Can you print the data exactly and leave out each image?

· · · · ·

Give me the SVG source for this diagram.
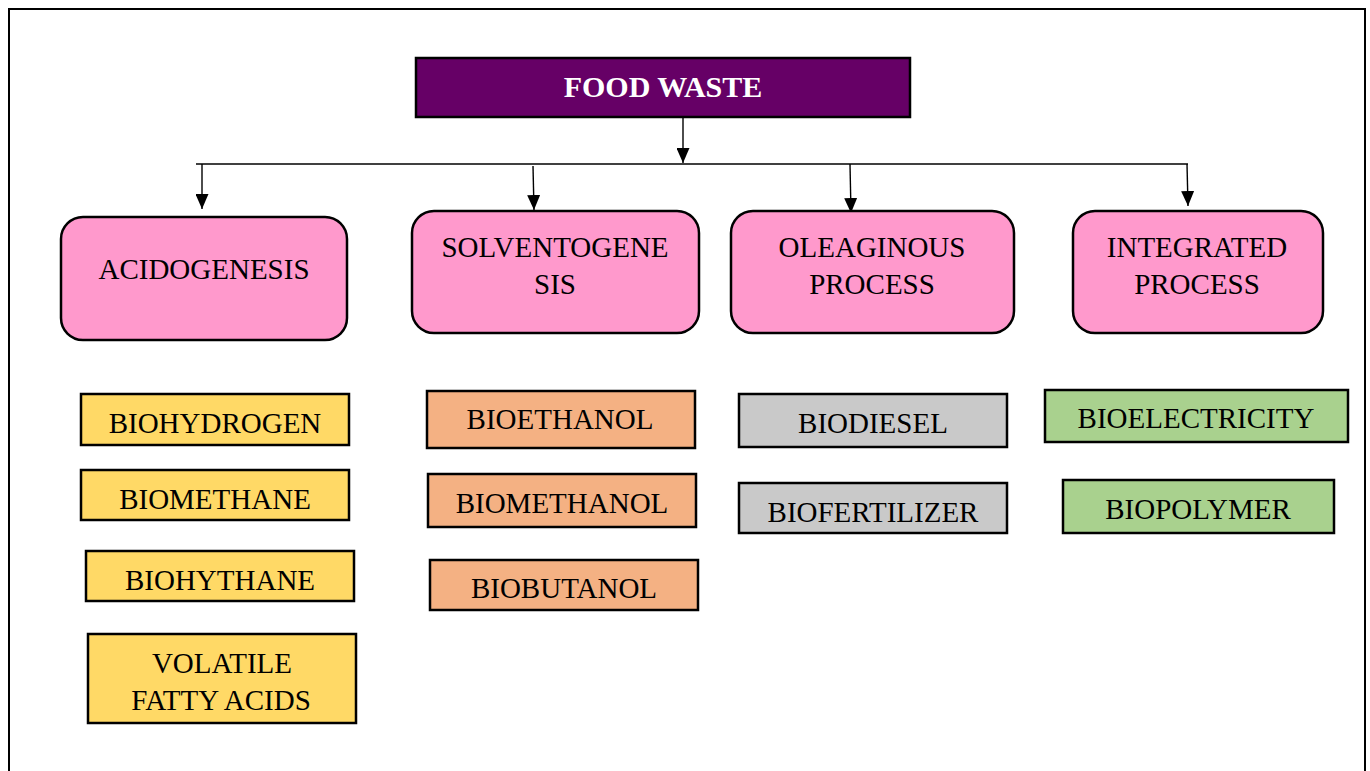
<svg xmlns="http://www.w3.org/2000/svg" width="1370" height="771" viewBox="0 0 1370 771">
<style>
text{font-family:"Liberation Serif","Times New Roman",serif;font-size:29px;fill:#000;text-anchor:middle}
.box{stroke:#000;stroke-width:2.5}
.proc{fill:#FF99CC}
.y{fill:#FFD966}
.o{fill:#F4B183}
.g{fill:#C9C9C9}
.gr{fill:#A9D18E}
.conn line{stroke:#000;stroke-width:1.4;fill:none}
</style>
<defs>
<marker id="a" viewBox="0 0 15 13" refX="15" refY="6.5" markerWidth="15" markerHeight="13" markerUnits="userSpaceOnUse" orient="auto">
<path d="M0,0 L15,6.5 L0,13 Z" fill="#000"/>
</marker>
</defs>
<rect x="9" y="9" width="1356" height="780" fill="#fff" stroke="#000" stroke-width="2"/>
<g class="conn">
<line x1="196" y1="164" x2="1188" y2="164"/>
<line x1="683" y1="117" x2="683" y2="163" marker-end="url(#a)"/>
<line x1="202" y1="164" x2="202" y2="209" marker-end="url(#a)"/>
<line x1="533" y1="166" x2="534" y2="210" marker-end="url(#a)"/>
<line x1="850" y1="164" x2="851" y2="213" marker-end="url(#a)"/>
<line x1="1187" y1="164" x2="1188" y2="206" marker-end="url(#a)"/>
</g>
<g id="food-waste">
<rect class="box" x="416" y="58" width="494" height="59" fill="#660066"/>
<text x="663" y="97" style="fill:#fff;font-weight:bold;font-size:30px">FOOD WASTE</text>
</g>
<g id="acidogenesis">
<rect class="box proc" x="61" y="217" width="286" height="123" rx="22"/>
<text x="204" y="279">ACIDOGENESIS</text>
</g>
<g id="solventogenesis">
<rect class="box proc" x="412" y="211" width="287" height="122" rx="22"/>
<text x="555" y="257">SOLVENTOGENE</text>
<text x="555" y="294">SIS</text>
</g>
<g id="oleaginous">
<rect class="box proc" x="731" y="211" width="283" height="122" rx="22"/>
<text x="872" y="257">OLEAGINOUS</text>
<text x="872" y="294">PROCESS</text>
</g>
<g id="integrated">
<rect class="box proc" x="1073" y="211" width="250" height="122" rx="22"/>
<text x="1197" y="257">INTEGRATED</text>
<text x="1197" y="294">PROCESS</text>
</g>
<g id="biohydrogen">
<rect class="box y" x="81" y="394" width="268" height="51"/>
<text x="215" y="433">BIOHYDROGEN</text>
</g>
<g id="biomethane">
<rect class="box y" x="81" y="470" width="268" height="50"/>
<text x="215" y="509">BIOMETHANE</text>
</g>
<g id="biohythane">
<rect class="box y" x="86" y="551" width="268" height="50"/>
<text x="220" y="590">BIOHYTHANE</text>
</g>
<g id="vfa">
<rect class="box y" x="88" y="634" width="268" height="89"/>
<text x="222" y="673">VOLATILE</text>
<text x="221" y="710">FATTY ACIDS</text>
</g>
<g id="bioethanol">
<rect class="box o" x="427" y="391" width="268" height="57"/>
<text x="560" y="429">BIOETHANOL</text>
</g>
<g id="biomethanol">
<rect class="box o" x="428" y="474" width="268" height="53"/>
<text x="562" y="513">BIOMETHANOL</text>
</g>
<g id="biobutanol">
<rect class="box o" x="430" y="560" width="268" height="50"/>
<text x="564" y="598">BIOBUTANOL</text>
</g>
<g id="biodiesel">
<rect class="box g" x="739" y="394" width="268" height="53"/>
<text x="873" y="433">BIODIESEL</text>
</g>
<g id="biofertilizer">
<rect class="box g" x="739" y="483" width="268" height="50"/>
<text x="873" y="522">BIOFERTILIZER</text>
</g>
<g id="bioelectricity">
<rect class="box gr" x="1045" y="390" width="303" height="52"/>
<text x="1196" y="428">BIOELECTRICITY</text>
</g>
<g id="biopolymer">
<rect class="box gr" x="1063" y="480" width="271" height="53"/>
<text x="1198" y="519">BIOPOLYMER</text>
</g>
</svg>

· · · · ·

*FINAL RESULT*
Give me the SVG source for this diagram.
<svg xmlns="http://www.w3.org/2000/svg" width="1370" height="771" viewBox="0 0 1370 771">
<style>
text{font-family:"Liberation Serif","Times New Roman",serif;font-size:29px;fill:#000;text-anchor:middle}
.box{stroke:#000;stroke-width:2.5}
.proc{fill:#FF99CC}
.y{fill:#FFD966}
.o{fill:#F4B183}
.g{fill:#C9C9C9}
.gr{fill:#A9D18E}
.conn line{stroke:#000;stroke-width:1.4;fill:none}
</style>
<defs>
<marker id="a" viewBox="0 0 15 13" refX="15" refY="6.5" markerWidth="15" markerHeight="13" markerUnits="userSpaceOnUse" orient="auto">
<path d="M0,0 L15,6.5 L0,13 Z" fill="#000"/>
</marker>
</defs>
<rect x="9" y="9" width="1356" height="780" fill="#fff" stroke="#000" stroke-width="2"/>
<g class="conn">
<line x1="196" y1="164" x2="1188" y2="164"/>
<line x1="683" y1="117" x2="683" y2="163" marker-end="url(#a)"/>
<line x1="202" y1="164" x2="202" y2="209" marker-end="url(#a)"/>
<line x1="533" y1="166" x2="534" y2="210" marker-end="url(#a)"/>
<line x1="850" y1="164" x2="851" y2="213" marker-end="url(#a)"/>
<line x1="1187" y1="164" x2="1188" y2="206" marker-end="url(#a)"/>
</g>
<g id="food-waste">
<rect class="box" x="416" y="58" width="494" height="59" fill="#660066"/>
<text x="663" y="97" style="fill:#fff;font-weight:bold;font-size:30px">FOOD WASTE</text>
</g>
<g id="acidogenesis">
<rect class="box proc" x="61" y="217" width="286" height="123" rx="22"/>
<text x="204" y="279">ACIDOGENESIS</text>
</g>
<g id="solventogenesis">
<rect class="box proc" x="412" y="211" width="287" height="122" rx="22"/>
<text x="555" y="257">SOLVENTOGENE</text>
<text x="555" y="294">SIS</text>
</g>
<g id="oleaginous">
<rect class="box proc" x="731" y="211" width="283" height="122" rx="22"/>
<text x="872" y="257">OLEAGINOUS</text>
<text x="872" y="294">PROCESS</text>
</g>
<g id="integrated">
<rect class="box proc" x="1073" y="211" width="250" height="122" rx="22"/>
<text x="1197" y="257">INTEGRATED</text>
<text x="1197" y="294">PROCESS</text>
</g>
<g id="biohydrogen">
<rect class="box y" x="81" y="394" width="268" height="51"/>
<text x="215" y="433">BIOHYDROGEN</text>
</g>
<g id="biomethane">
<rect class="box y" x="81" y="470" width="268" height="50"/>
<text x="215" y="509">BIOMETHANE</text>
</g>
<g id="biohythane">
<rect class="box y" x="86" y="551" width="268" height="50"/>
<text x="220" y="590">BIOHYTHANE</text>
</g>
<g id="vfa">
<rect class="box y" x="88" y="634" width="268" height="89"/>
<text x="222" y="673">VOLATILE</text>
<text x="221" y="710">FATTY ACIDS</text>
</g>
<g id="bioethanol">
<rect class="box o" x="427" y="391" width="268" height="57"/>
<text x="560" y="429">BIOETHANOL</text>
</g>
<g id="biomethanol">
<rect class="box o" x="428" y="474" width="268" height="53"/>
<text x="562" y="513">BIOMETHANOL</text>
</g>
<g id="biobutanol">
<rect class="box o" x="430" y="560" width="268" height="50"/>
<text x="564" y="598">BIOBUTANOL</text>
</g>
<g id="biodiesel">
<rect class="box g" x="739" y="394" width="268" height="53"/>
<text x="873" y="433">BIODIESEL</text>
</g>
<g id="biofertilizer">
<rect class="box g" x="739" y="483" width="268" height="50"/>
<text x="873" y="522">BIOFERTILIZER</text>
</g>
<g id="bioelectricity">
<rect class="box gr" x="1045" y="390" width="303" height="52"/>
<text x="1196" y="428">BIOELECTRICITY</text>
</g>
<g id="biopolymer">
<rect class="box gr" x="1063" y="480" width="271" height="53"/>
<text x="1198" y="519">BIOPOLYMER</text>
</g>
</svg>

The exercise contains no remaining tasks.